El hombre se adentró por una calle estrecha y oscura donde varios perros callejeros se acercaron a olfatearle y se le enredaron entre las piernas con esperanzas de recibir alguna migaja, pero también una fugaz caricia, que no sólo de pan vive el perro… si no le doliese tanto la espalda, se agacharía y pasaría la mano por sus lomos: ha visto en otras ocasiones el agradecimiento en sus ojos, la agitación de sus colas pese al hambre pertinaz, los lametones en sus manos cuando aún no estaban tan surcadas por un mapa de venas ilegible, ni agrietadas por la falta de agua y de cuidados…

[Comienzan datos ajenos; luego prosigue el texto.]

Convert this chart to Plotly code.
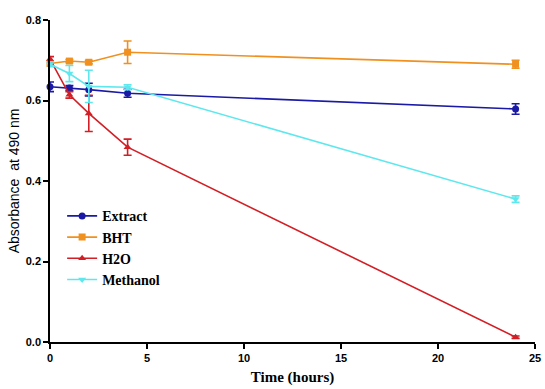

A esa hora temprana no circula todavía nadie por ese barrio donde la tasa de paro es tan elevada que son escasísimos aquellos que se ven obligados a madrugar para acudir a un hipotético puesto de trabajo…

Pasa por delante del cierre echado y las paredes descascarilladas de la antigua panadería del barrio: no puede evitar recordar el aroma irresistible del pan recién sacado del horno, esas bocanadas de felicidad pura que alimentaban casi tanto como la propia miga del maravilloso alimento. Su boca segrega saliva al recuerdo de aquella corteza dorada y crujiente, que había que oler antes de echársela a la boca, como un buen vino… la panadería fue la última en sucumbir entre todas las pequeñas tiendas del barrio, asfixiadas por la omnipresencia de las grandes superficies y derrotadas por sus precios abaratados a base de materia prima cada vez más deleznable y procesos de elaboración cada vez más repugnantes.

Finalmente divisa la meta de su caminata: una antigua fábrica semiderruida que domina una pequeña colina de matojos y escombros casi mimetizados ya con la tierra áspera y seca de un amplio descampado, más lúgubre que el más lúgubre de los terrenos ideados por los autores de ciencia ficción en sus distópicos relatos.

Una brecha en uno de los muros le permite refugiarse allí en las noches demasiado frías o de lluvia intensa, pero por lo general prefiere dormir a la intemperie, donde no tiene que soportar los olores a orines y deyecciones de todos los que se alivian allí, sin tener la delicadeza de los felinos que entierran sus excrementos: ¡cuánto tendrían que aprender muchos humanos de los que tan erróneamente consideran “animales inferiores”!

Un tímido sol empieza a desgarrar las nubes de la madrugada y el hombre busca asiento contra uno de los muros que le permitirá apoyar su espalda dolorida: desde allí verá elevarse lentamente el globo solar, revelando una parte de la ciudad donde nunca se ha aventurado: sus rascacielos parecen demasiado de otro mundo, imagina a seres humanos afanándose tras la inmensas cristaleras de las numerosas torres y no se siente parte de esa humanidad: hace tiempo que él ya sólo concentra sus afanes en la estricta supervivencia, alimentándose de despojos encontrados en los contenedores de basura o de restos hallados al azar de sus lentas peregrinaciones.

Cuando ha descansado de su caminata apresurada, abre el harapiento gabán y de su bolsillo interno extrae el tesoro que esa mañana ha conseguido arrebatar sin que lo viesen de la mesa vacía de una terraza: es un trozo de pan dorado, con una miga blanca y esponjosa, que no ha perdido aún del todo su olor a recién hecho: lo huele con reverencia, lo gira tiernamente entre sus rugosas manos, y a falta de dientes, se dispone a masticar entre sus encías con una delectación inenarrable aquel pan que no le estaba destinado, como si se tratase del último alimento que fuese a ingerir en los tal vez escasos días que le queden de vida.